I am listening to an oldies station.

I know that sounds bizarre, especially if you are my age, but hear me out. When we listen to Smells Like Teen Spirit we are listening to a song that is 18 years old. Do you know what we would have been listening to if we played an 18 year old song in 1991? “Tie a Yellow Ribbon Round the Old Oak Tree” by Tony Orlando and Dawn. Or maybe if we were lucky Elton John’s “Crocodile Rock.” Either way that is what you would have been hearing on an oldies station at the time and now that is what I have become listening to my grunge station.

This isn’t just my usual rant about finding out that I am growing old. That is no longer a revelation and is now simply fact. High school was half a lifetime ago and no matter how many people try to become my friend via Facebook I have to admit that that portion of my life is meaningless to me now. I’m happy with my age, I’m ecstatic with where my life is at the moment and I feel that I am going to be one of those people who get better with age. No, my problem is with grunge becoming oldies.

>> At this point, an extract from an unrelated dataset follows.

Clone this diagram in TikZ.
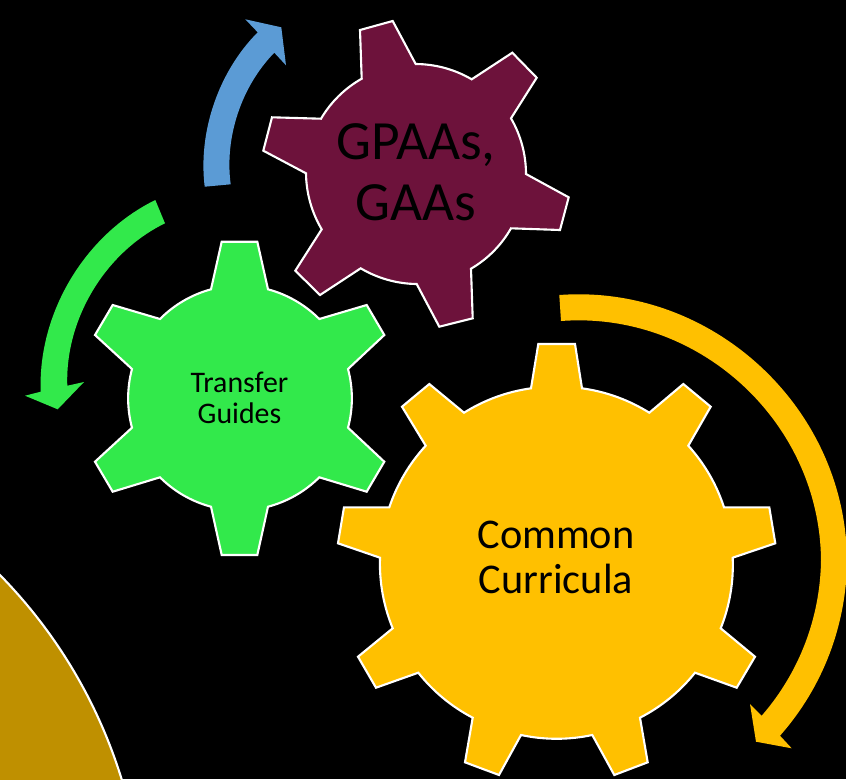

Some music is meant to be eternally young. Punk rock is young. Its stepchild grunge is young. Frank Sinatra’s music was old even when he was young. I just don’t want to see grunge tied to nostalgia. I don’t want to see hip kids wearing flannel as some sort of ironic statement of detachment. I want to protect my memories and not have them turned into a format that will segue us into easy listening ten years down the line. It just doesn’t seem fair.

1 comment:

Anonymous said...

The nostalgia you refer to is really just corporate marketing. Take some old music or movies that evoke some positive feelings in a large target demographic group and bingo - watch your sales climb. You may see a bit of that with grunge music, but I don't think it will be nearly as widespread as the nostalgia/marketing tailored at the people who came of age in the 60s or the 80s. The 90s-grunge target demographic is too small and narrow. So rest easy, I doubt you will be hearing 'Black Hole Sun' in an ad for Coppertone anytime soon.